I fired a client yesterday. It wasn't an easy thing to do but it was necessary. I wish that I could make everything all right in these cases for my clients but this is real life, real issues, real drama, and therefore I "keep it real" with all my clients.
If you are looking for an attorney to just tell you what you want to hear, then don't call LaTonia Denise Wright, RN, BSN, JD. For some of us that's hard. I must admit when I have legal issues (yes attorneys have legal issues that arise) it hard for me to absorb the legal advice provided to me by own legal counsel. Years ago I planned to fight a fine "all the way to the Supreme Court" because I knew I was right. I called my personal attorney. She laughed at me. We are friends so she laughed at me a little more over the phone. She took me out to dinner, laughed at me some more, listened to me, and then gave me legal advice. I paid the fine.
What I have found in 12 years of law practice and 8 years in nurse license defense is its even harder to absorb for some nurses who have been representing themselves over an extended period of time in a State Nursing Board matter(s). I am going to add these types of cases to my red flag list going forward because as I was driving home from Louisville (I also attended part of the Kentucky Nursing Board meeting) yesterday, I kept thinking you should have seen this one coming. Actually I only recently started representing the nurse this month so damn, I guess I did see it coming. But that's what 12 years of law practice and 8 of those years on the legal battlefield performing triage teaches you, baby!

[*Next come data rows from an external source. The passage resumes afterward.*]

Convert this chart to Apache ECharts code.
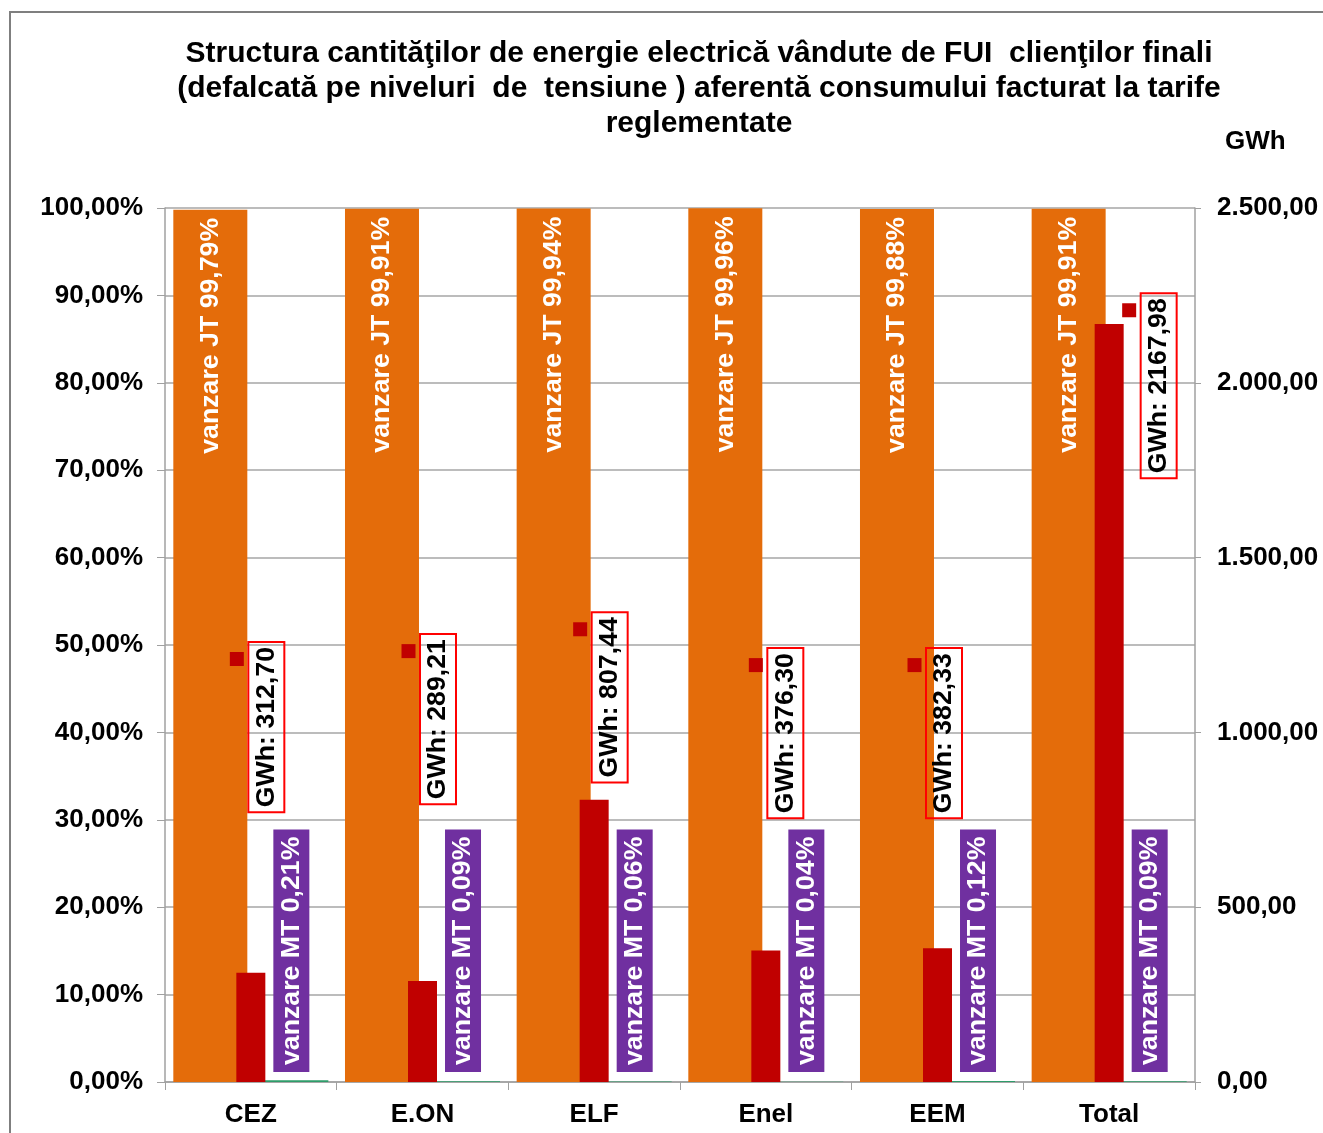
<!DOCTYPE html>
<html>
<head>
<meta charset="utf-8">
<script src="https://cdn.jsdelivr.net/npm/echarts@6/dist/echarts.min.js"></script>
<style>
  html, body { margin: 0; padding: 0; background: #fff; }
  #frame { position: absolute; left: 9px; top: 11px; width: 1330px; height: 1140px; border-left: 2px solid #7f7f7f; border-top: 2px solid #7f7f7f; }
  #chart { position: absolute; left: 0; top: 0; width: 1323px; height: 1133px; }
</style>
</head>
<body>
<div id="frame"></div>
<div id="chart"></div>
<script>
// ---- data ----
const categories = ['CEZ', 'E.ON', 'ELF', 'Enel', 'EEM', 'Total'];
const jtPercent = [99.79, 99.91, 99.94, 99.96, 99.88, 99.91];
const mtPercent = [0.21, 0.09, 0.06, 0.04, 0.12, 0.09];
const gwhValues = [312.70, 289.21, 807.44, 376.30, 382.33, 2167.98];
const leftTicks = { min: 0, max: 100, interval: 10 };
const rightTicks = { min: 0, max: 2500, interval: 500 };

// ---- label placement (manual Excel label positions, left-axis units + pixel nudge) ----
const gwhLabelAnchorPct = [48.4, 49.3, 51.8, 47.7, 47.7, 88.3];
const gwhLabelDx = [-14, -14, -14, -10, -23, 20];

const FONT = '"Liberation Sans", Arial, sans-serif';
const LBL = 26.7;
const fmt2 = v => v.toFixed(2).replace('.', ',');
const fmtThousands = v => {
  const parts = v.toFixed(2).split('.');
  parts[0] = parts[0].replace(/\B(?=(\d{3})+(?!\d))/g, '.');
  return parts[0] + ',' + parts[1];
};

const chart = echarts.init(document.getElementById('chart'), null, { renderer: 'canvas' });

const option = {
  backgroundColor: 'transparent',
  animation: false,
  title: {
    text: 'Structura cantităţilor de energie electrică vândute de FUI  clienţilor finali\n(defalcată pe niveluri  de  tensiune ) aferentă consumului facturat la tarife\nreglementate',
    left: 694,
    top: 31,
    textAlign: 'center',
    textStyle: { fontFamily: FONT, fontWeight: 'bold', fontSize: 30, lineHeight: 35, color: '#000' }
  },
  grid: { left: 165, right: 128, top: 208, bottom: 51, containLabel: false },
  xAxis: [
    {
      type: 'category',
      data: categories,
      axisLine: { lineStyle: { color: '#a0a0a0', width: 1.5 } },
      axisTick: { show: true, length: 8, lineStyle: { color: '#a0a0a0' } },
      axisLabel: { fontFamily: FONT, fontWeight: 'bold', fontSize: 26, color: '#000', margin: 20 }
    },
    {
      type: 'category',
      data: categories,
      show: false
    }
  ],
  yAxis: [
    {
      type: 'value',
      min: leftTicks.min, max: leftTicks.max, interval: leftTicks.interval,
      axisLine: { show: true, lineStyle: { color: '#a0a0a0', width: 1.5 } },
      axisTick: { show: true, length: 8, lineStyle: { color: '#a0a0a0' } },
      splitLine: { show: true, lineStyle: { color: '#a6a6a6', width: 1.5 } },
      axisLabel: { fontFamily: FONT, fontWeight: 'bold', fontSize: 26, color: '#000', margin: 22, formatter: v => fmt2(v) + '%' }
    },
    {
      type: 'value',
      min: rightTicks.min, max: rightTicks.max, interval: rightTicks.interval,
      name: 'GWh',
      nameLocation: 'end',
      nameGap: 53,
      nameTextStyle: { fontFamily: FONT, fontWeight: 'bold', fontSize: 26, color: '#000', align: 'left', padding: [0, 0, 0, 30] },
      axisLine: { show: true, lineStyle: { color: '#a0a0a0', width: 1.5 } },
      axisTick: { show: true, length: 6, lineStyle: { color: '#a0a0a0' } },
      splitLine: { show: false },
      axisLabel: { fontFamily: FONT, fontWeight: 'bold', fontSize: 26, color: '#000', margin: 22, formatter: v => fmtThousands(v) }
    }
  ],
  series: [
    {
      name: 'vanzare JT',
      type: 'bar',
      xAxisIndex: 0, yAxisIndex: 0,
      data: jtPercent,
      barWidth: 74,
      barGap: '9.5%',
      itemStyle: { color: '#E46C0A' },
      z: 2,
      label: {
        show: true, position: 'insideTop', rotate: 90, align: 'right', verticalAlign: 'middle', distance: 8,
        fontFamily: FONT, fontWeight: 'bold', fontSize: LBL, color: '#fff',
        formatter: p => 'vanzare JT ' + fmt2(p.value) + '%'
      }
    },
    {
      name: 'vanzare MT',
      type: 'bar',
      xAxisIndex: 0, yAxisIndex: 0,
      data: mtPercent,
      barWidth: 74,
      barGap: '9.5%',
      itemStyle: { color: '#2E9C6A' },
      z: 2,
      label: {
        show: true, position: 'insideBottom', rotate: 90, align: 'left', verticalAlign: 'middle', distance: 10,
        offset: [0, 0],
        fontFamily: FONT, fontWeight: 'bold', fontSize: LBL, lineHeight: 26, color: '#fff',
        backgroundColor: '#7030A0', padding: [5, 7, 5, 7],
        formatter: p => 'vanzare MT ' + fmt2(p.value) + '%'
      }
    },
    {
      name: 'GWh',
      type: 'bar',
      xAxisIndex: 1, yAxisIndex: 1,
      data: gwhValues,
      barWidth: 29,
      itemStyle: { color: '#C00000' },
      z: 3
    },
    {
      name: 'GWh labels',
      type: 'custom',
      coordinateSystem: 'cartesian2d',
      xAxisIndex: 0, yAxisIndex: 0,
      z: 5,
      clip: false,
      data: gwhLabelAnchorPct.map((v, i) => [i, v]),
      renderItem: function (params, api) {
        const i = params.dataIndex;
        const p = api.coord([api.value(0), api.value(1)]);
        const kx = p[0] + gwhLabelDx[i];
        const ky = p[1];
        return {
          type: 'group',
          children: [
            { type: 'rect', shape: { x: kx - 7, y: ky - 7, width: 14, height: 14 }, style: { fill: '#C00000' } },
            {
              type: 'text',
              x: kx + 29.5, y: ky - 17,
              rotation: Math.PI / 2,
              style: {
                text: 'GWh: ' + fmt2(gwhValues[i]),
                font: 'bold ' + LBL + 'px ' + FONT,
                fill: '#000',
                align: 'right', verticalAlign: 'middle',
                lineHeight: 26,
                borderColor: '#FF0000', borderWidth: 1,
                backgroundColor: 'rgba(255,255,255,0)',
                padding: [5, 5, 5, 5]
              }
            }
          ]
        };
      }
    }
  ]
};

chart.setOption(option);
</script>
</body>
</html>
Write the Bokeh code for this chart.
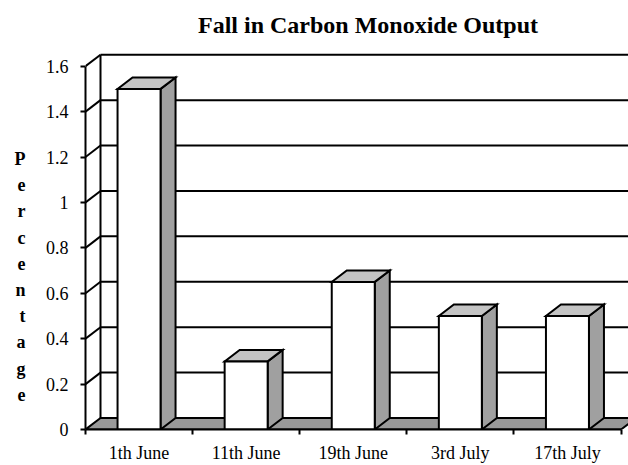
from bokeh.plotting import figure
from bokeh.models import Range1d, FixedTicker, Label, LinearAxis
from bokeh.embed import file_html
from bokeh.resources import INLINE

categories = ["1th June", "11th June", "19th June", "3rd July", "17th July"]
values = [1.5, 0.3, 0.65, 0.5, 0.5]
y_ticks = [0, 0.2, 0.4, 0.6, 0.8, 1.0, 1.2, 1.4, 1.6]
y_tick_labels = ["0", "0.2", "0.4", "0.6", "0.8", "1", "1.2", "1.4", "1.6"]
title_text = "Fall in Carbon Monoxide Output"
y_label = "Percentage"

# layout (pixels -> data units)
PX_X = 107.1
PX_Y = 227.6
DX = 15 / PX_X
DY = 11.5 / PX_Y
BAR_W = 43 / PX_X
FONT = "Liberation Serif"

W, H = 628, 465
LEFT, BOTTOM = 85, 35
frame_w = W - LEFT
frame_h = H - BOTTOM
n = len(categories)
y_max = y_ticks[-1]

p = figure(width=W, height=H, output_backend="svg", toolbar_location=None,
           x_range=Range1d(0, frame_w / PX_X), y_range=Range1d(0, frame_h / PX_Y),
           min_border_left=LEFT, min_border_right=0, min_border_top=0,
           min_border_bottom=BOTTOM, x_axis_location=None, y_axis_location=None)
p.outline_line_color = None
p.xgrid.visible = False
p.ygrid.visible = False

LW = 2
grid_vals = [v for v in y_ticks if v > 0]
# back wall gridlines
p.segment(x0=[DX] * len(grid_vals), y0=[v + DY for v in grid_vals],
          x1=[n + DX] * len(grid_vals), y1=[v + DY for v in grid_vals],
          line_color="black", line_width=LW)
# side wall lines
p.segment(x0=[0] * len(grid_vals), y0=grid_vals,
          x1=[DX] * len(grid_vals), y1=[v + DY for v in grid_vals],
          line_color="black", line_width=LW)
p.segment(x0=[DX], y0=[DY], x1=[DX], y1=[y_max + DY], line_color="black", line_width=LW)
# floor
p.patch(x=[0, n, n + DX, DX], y=[0, 0, DY, DY], fill_color="#999999",
        line_color="black", line_width=LW)

centers = [i + 0.5 for i in range(n)]
lefts = [c - BAR_W / 2 for c in centers]
rights = [c + BAR_W / 2 for c in centers]
p.patches(xs=[[r, r + DX, r + DX, r] for r in rights],
          ys=[[0, DY, v + DY, v] for v in values],
          fill_color="#a0a0a0", line_color="black", line_width=LW, line_join="miter")
p.patches(xs=[[l, r, r + DX, l + DX] for l, r in zip(lefts, rights)],
          ys=[[v, v, v + DY, v + DY] for v in values],
          fill_color="#c4c4c4", line_color="black", line_width=LW, line_join="miter")
p.quad(left=lefts, right=rights, bottom=0, top=values, fill_color="white",
       line_color="black", line_width=LW, line_join="miter")

# value axis
yax = LinearAxis(ticker=FixedTicker(ticks=y_ticks, minor_ticks=[]), bounds=(0, y_max))
yax.major_label_overrides = {t: s for t, s in zip(y_ticks, y_tick_labels)}
yax.axis_line_width = LW
yax.major_tick_line_width = LW
yax.major_tick_out = 5
yax.major_tick_in = 0
yax.major_label_standoff = 12
yax.major_label_text_font = FONT
yax.major_label_text_font_size = "18px"
yax.major_label_text_color = "black"
p.add_layout(yax, "left")

# stacked vertical axis title, carried as the single label of a bare axis
LBL_CENTER = frame_h - 277
p.extra_y_ranges = {"ylabel": Range1d(0, frame_h)}
lax = LinearAxis(y_range_name="ylabel", ticker=FixedTicker(ticks=[LBL_CENTER], minor_ticks=[]))
lax.axis_line_color = None
lax.major_tick_line_color = None
lax.minor_tick_line_color = None
lax.major_tick_out = 0
lax.major_tick_in = 0
lax.major_label_overrides = {LBL_CENTER: "\n".join(y_label)}
lax.major_label_text_font = FONT
lax.major_label_text_font_style = "bold"
lax.major_label_text_font_size = "18px"
lax.major_label_text_color = "black"
lax.major_label_text_line_height = 1.31
lax.major_label_text_align = "center"
lax.major_label_standoff = 17
p.add_layout(lax, "left")

# category axis
xax = LinearAxis(ticker=FixedTicker(ticks=centers, minor_ticks=list(range(n + 1))),
                 bounds=(0, n))
xax.major_label_overrides = {c: s for c, s in zip(centers, categories)}
xax.axis_line_width = LW
xax.major_tick_out = 0
xax.major_tick_in = 0
xax.minor_tick_out = 5
xax.minor_tick_in = 0
xax.minor_tick_line_width = LW
xax.major_label_standoff = 8
xax.major_label_text_font = FONT
xax.major_label_text_font_size = "18px"
xax.major_label_text_color = "black"
p.add_layout(xax, "below")

p.add_layout(Label(x=(367.5 - LEFT) / PX_X, y=(frame_h - 25) / PX_Y, text=title_text,
                   text_font=FONT, text_font_style="bold", text_font_size="24px",
                   text_align="center", text_baseline="alphabetic", text_color="black"))

open("out.html", "w").write(file_html(p, INLINE))
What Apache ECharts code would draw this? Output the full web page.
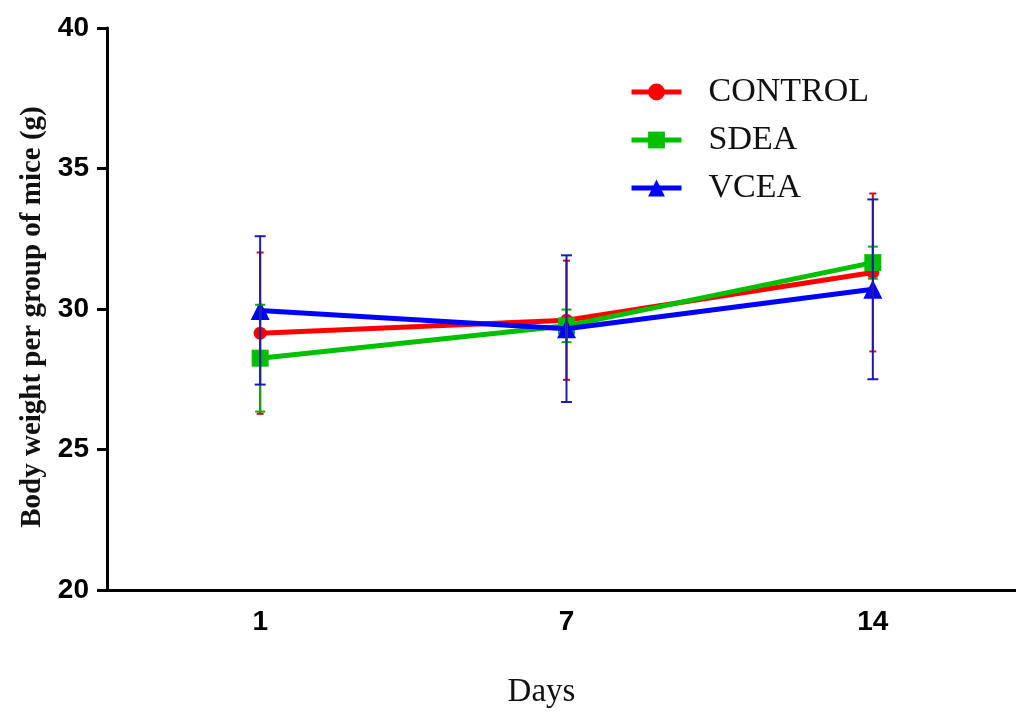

A nurse with a long standing State Nursing Board case may say I know my case, the facts, and the issues better than some attorney who I just retained, right?
I wish we lived in a perfect world. In a perfect world, I wouldn't have a law practice representing nurses before the State Nursing Board because in a perfect world, nurses would not be reported to the State Nursing Board. In a perfect world, all nurses would also be perfect and there would not be a need for mandatory reporting to the State Nursing Board.